The voluminous report into the case compiled by investigators charges that Daliyev and Hashimov created Kompromat.uzb in August 2021 to leverage their journalistic activities with “malicious intent and with a view to eventually engaging in extortion for financial gain." The two men are said by their accusers to have approached targets with threats of having compromising information published about them. Under this scheme, reputedly dubbed “Stop Tarif,” the victim was required to pay for bogus public relations services in return for the publications being withheld.
Mirzayeva, like that pair, has a background in journalism. In 2018, she became the object of media attention when she spoke publicly about censorship practices she had witnessed at state-owned TV news channel Uzbekistan 24, where she worked at the time.
The sentenced group was found by the court to have caused financial damages to a tune of 5.14 billion Uzbek sums (about $421,000) – funds that were then alleged to have been used for the purchase of real estate, vehicles and other assets.

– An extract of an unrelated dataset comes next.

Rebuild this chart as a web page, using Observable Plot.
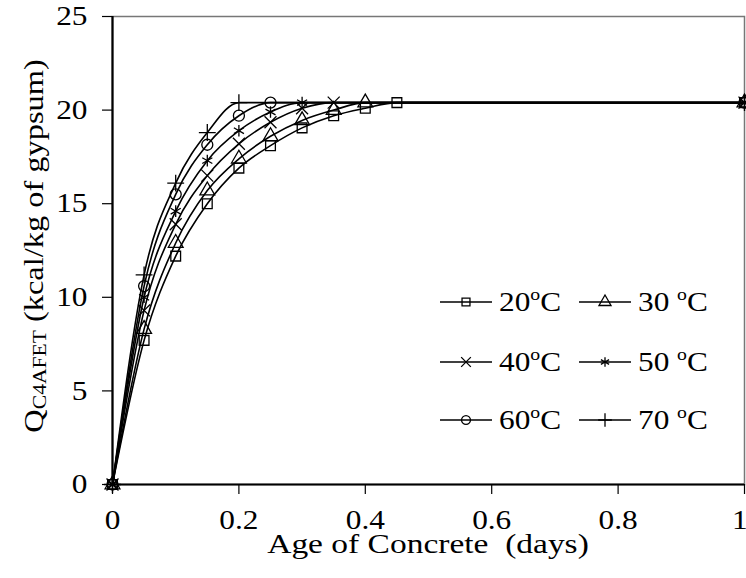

In the absence of transparency, the believability of the state’s broader case or of the specific accusations levied at Daliyev and his colleagues are inevitably a matter for subjective judgement. Hardened skeptics wary of any prosecutorial narrative may maintain the affair has been concocted from thin air or grossly exaggerated. Meanwhile, those inclined to worry about the hidden scale of extortion practices among Uzbekistan’s many self-styled bloggers, or citizen journalists, may give the charges strong credence.
Daliyev’s own remarks, possibly delivered under some degree of duress, also tell their own story.
In February, when a journalist at Daryo.uz, a local news outlet, visited Daliyev in his pre-trial detention center, he reportedly said: “We made a mistake. We misunderstood freedom of speech a little.”